We have had a few classes by now
- Managing Information Technology with an Indian professor
- Macroeconomics with a Bulgarian professor
- Power and Politics with a French professor, which I am thinking of replacing with another elective
I am really longing for International Political Analysis.
I would like to quote Irving Kristol (part of our readings for today) to see whether it arises thoughts in any of you. This was published in The National Interest of summer 1989, as a response to an article by Francis Fukuyama.

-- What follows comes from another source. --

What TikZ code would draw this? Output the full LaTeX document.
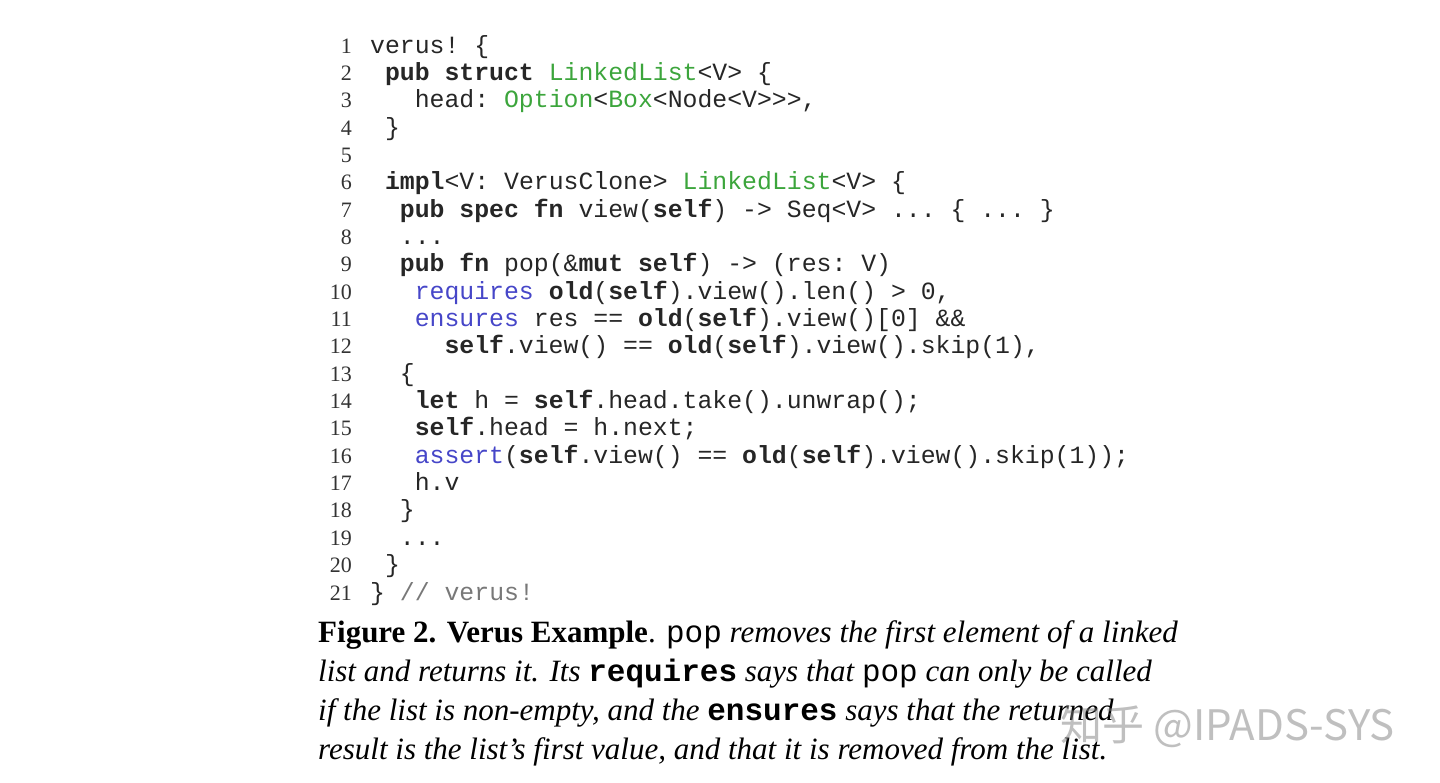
\documentclass[tikz,border=0pt]{standalone}
\usepackage{fontspec}
\setmainfont{Liberation Serif}
\setmonofont{Liberation Mono}
\newfontfamily\cjk{Noto Sans CJK SC}
\definecolor{tygreen}{RGB}{60,165,60}
\definecolor{kwblue}{RGB}{70,70,200}
\definecolor{cmgray}{RGB}{120,120,120}
\newcommand{\kw}[1]{\textbf{#1}}
\newcommand{\ty}[1]{\textcolor{tygreen}{#1}}
\newcommand{\bl}[1]{\textcolor{kwblue}{#1}}
\begin{document}
\begin{tikzpicture}[x=1pt,y=-1pt,
  code/.style={anchor=base west,inner sep=0,font=\fontsize{24.8}{26}\ttfamily,text=black!85},
  num/.style={anchor=base east,inner sep=0,font=\fontsize{22}{24}\selectfont,text=black!80},
  captext/.style={anchor=base west,inner sep=0,font=\fontsize{31}{33}\selectfont\itshape}]
\useasboundingbox (0,0) rectangle (1440,782);
\def\cw{14.87}
\foreach \n/\i/\t in {
 1/0/{verus! \{},
 2/1/{\kw{pub struct} \ty{LinkedList}<V> \{},
 3/3/{head: \ty{Option}<\ty{Box}<Node<V>>>,},
 4/1/{\}},
 5/0/{},
 6/1/{\kw{impl}<V: VerusClone> \ty{LinkedList}<V> \{},
 7/2/{\kw{pub spec fn} view(\kw{self}) -> Seq<V> ... \{ ... \}},
 8/2/{...},
 9/2/{\kw{pub fn} pop(\&\kw{mut self}) -> (res: V)},
 10/3/{\bl{requires} \kw{old}(\kw{self}).view().len() > 0,},
 11/3/{\bl{ensures} res == \kw{old}(\kw{self}).view()[0] \&\&},
 12/5/{\kw{self}.view() == \kw{old}(\kw{self}).view().skip(1),},
 13/2/{\{},
 14/3/{\kw{let} h = \kw{self}.head.take().unwrap();},
 15/3/{\kw{self}.head = h.next;},
 16/3/{\bl{assert}(\kw{self}.view() == \kw{old}(\kw{self}).view().skip(1));},
 17/3/{h.v},
 18/2/{\}},
 19/2/{...},
 20/1/{\}},
 21/0/{\} \textcolor{cmgray}{// verus!}}}
{
 \node[num] (n\n) at (352,{53+27.35*(\n-1)}) {\n};
 \node[code] (c\n) at ({370+\cw*\i},{53+27.35*(\n-1)}) {\t};
}
\node[captext] (l1) at (318,642) {\upshape\textbf{Figure 2. Verus Example}. \itshape\texttt{\upshape pop} removes the first element of a linked};
\node[captext] (l2) at (318,681) {list and returns it. Its \texttt{\upshape\bfseries requires} says that \texttt{\upshape pop} can only be called};
\node[captext] (l3) at (318,720) {if the list is non-empty, and the \texttt{\upshape\bfseries ensures} says that the returned};
\node[captext] (l4) at (318,759) {result is the list's first value, and that it is removed from the list.};
\node[anchor=base west,inner sep=0,font=\fontsize{42}{44}\cjk,text=gray,opacity=0.5] (wm) at (1060,740) {知乎 @IPADS-SYS};
\end{tikzpicture}
\end{document}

"The only way I know to liberate oneself from the Hegelian sensibility and mode of thought is to go back to Aristotle, and to his understanding that all forms of government - democracy, oligarchy, aristocracy, monarchy, tyranny- are inherently unstable, that all political regimes are inherently transitional, that the stability of all regimes is corrupted by the corrosive power of time. It is no accident-and here Aristotelian rhetoric is in accord with Hegelian- that the 20th century has witnessed a whole series of rebellions against secular-liberal-capitalist democracy. These rebellions have failed, but the sources of such rebellions remain. Which is to say that our American democracy, though seemingly triumphant, is at risk, and it is at risk, precisely because it is the kind of democracy it is, with all the problematics - as distinct from mere problems - that fester within such a democracy. Among such problematics are the longing for community, for spirituality, a growing distrust of technology, the confusion of liberty with license, and many others besides. We may have won the Cold War, which is nice -it's more than nice, it's wonderful. But this means that now the enemy is us, not them."
At the time of the article, Mr Kristol was publisher of the National Interest, and a distinguished fellow at the American Enterprise Institute.